WHAT THE TASK REQUIRES
Output the full listing below exactly as it reads, and skip anything that is a picture.

INFORMATION PROVIDED
- - -
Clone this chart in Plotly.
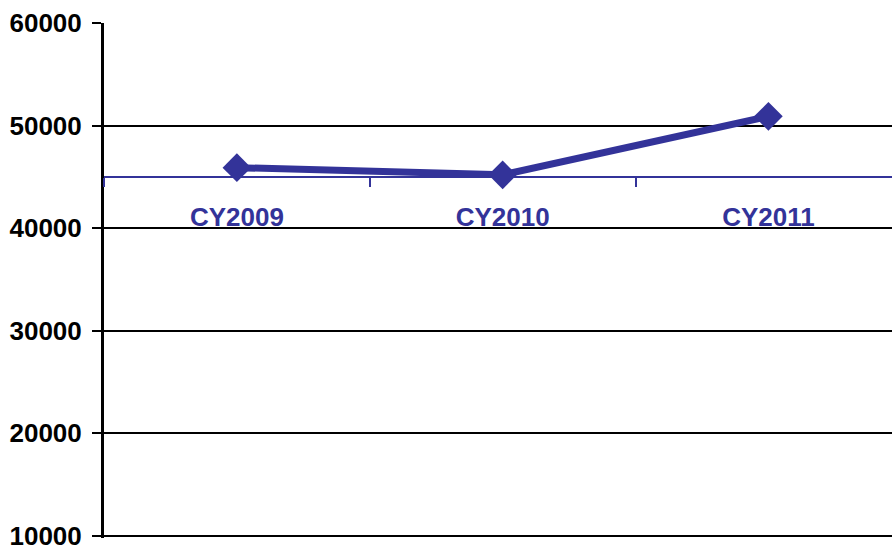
import plotly.graph_objects as go

categories = ["CY2009", "CY2010", "CY2011"]
values = [45900, 45200, 50900]
y_ticks = [10000, 20000, 30000, 40000, 50000, 60000]
y_tick_labels = ["10000", "20000", "30000", "40000", "50000", "60000"]
axis_cross = 45000

BLUE = "#333399"

fig = go.Figure()
fig.add_trace(go.Scatter(
    x=categories, y=values, mode="lines+markers",
    line=dict(color=BLUE, width=7),
    marker=dict(symbol="diamond", size=22, color=BLUE),
    showlegend=False, cliponaxis=False,
))

ymin = 9800
ymax = y_ticks[-1]
fig.update_layout(
    width=892, height=546,
    margin=dict(l=104, r=0, t=23, b=8),
    paper_bgcolor="white", plot_bgcolor="white",
    font=dict(family="Liberation Sans, Arial, sans-serif"),
    xaxis=dict(
        type="category", range=[-0.5, 2.465], automargin=False,
        anchor="free", position=(axis_cross - ymin) / (ymax - ymin),
        showline=True, linecolor=BLUE, linewidth=1.5,
        ticks="outside", tickson="boundaries", ticklen=9, tickcolor=BLUE, tickwidth=1.5,
        tickfont=dict(size=26, color=BLUE, weight="bold"),
        ticklabelstandoff=17,
        showgrid=False, zeroline=False,
    ),
    yaxis=dict(
        range=[ymin, ymax], tickvals=y_ticks, ticktext=y_tick_labels, automargin=False,
        showline=True, linecolor="black", linewidth=3,
        ticks="outside", ticklen=9, tickcolor="black", tickwidth=2,
        tickfont=dict(size=26, color="black", weight="bold"),
        ticklabelstandoff=5, ticklabeloverflow="allow",
        showgrid=True, gridcolor="black", gridwidth=2,
        zeroline=False,
    ),
)

fig.write_html(
    "out.html",
    config={"responsive": False, "displayModeBar": False},
    post_script="document.body.style.margin='0';document.body.style.overflow='hidden';",
)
- - -
SOLUTION TO THIS PROBLEM
Clone this chart in Plotly.
import plotly.graph_objects as go

categories = ["CY2009", "CY2010", "CY2011"]
values = [45900, 45200, 50900]
y_ticks = [10000, 20000, 30000, 40000, 50000, 60000]
y_tick_labels = ["10000", "20000", "30000", "40000", "50000", "60000"]
axis_cross = 45000

BLUE = "#333399"

fig = go.Figure()
fig.add_trace(go.Scatter(
    x=categories, y=values, mode="lines+markers",
    line=dict(color=BLUE, width=7),
    marker=dict(symbol="diamond", size=22, color=BLUE),
    showlegend=False, cliponaxis=False,
))

ymin = 9800
ymax = y_ticks[-1]
fig.update_layout(
    width=892, height=546,
    margin=dict(l=104, r=0, t=23, b=8),
    paper_bgcolor="white", plot_bgcolor="white",
    font=dict(family="Liberation Sans, Arial, sans-serif"),
    xaxis=dict(
        type="category", range=[-0.5, 2.465], automargin=False,
        anchor="free", position=(axis_cross - ymin) / (ymax - ymin),
        showline=True, linecolor=BLUE, linewidth=1.5,
        ticks="outside", tickson="boundaries", ticklen=9, tickcolor=BLUE, tickwidth=1.5,
        tickfont=dict(size=26, color=BLUE, weight="bold"),
        ticklabelstandoff=17,
        showgrid=False, zeroline=False,
    ),
    yaxis=dict(
        range=[ymin, ymax], tickvals=y_ticks, ticktext=y_tick_labels, automargin=False,
        showline=True, linecolor="black", linewidth=3,
        ticks="outside", ticklen=9, tickcolor="black", tickwidth=2,
        tickfont=dict(size=26, color="black", weight="bold"),
        ticklabelstandoff=5, ticklabeloverflow="allow",
        showgrid=True, gridcolor="black", gridwidth=2,
        zeroline=False,
    ),
)

fig.write_html(
    "out.html",
    config={"responsive": False, "displayModeBar": False},
    post_script="document.body.style.margin='0';document.body.style.overflow='hidden';",
)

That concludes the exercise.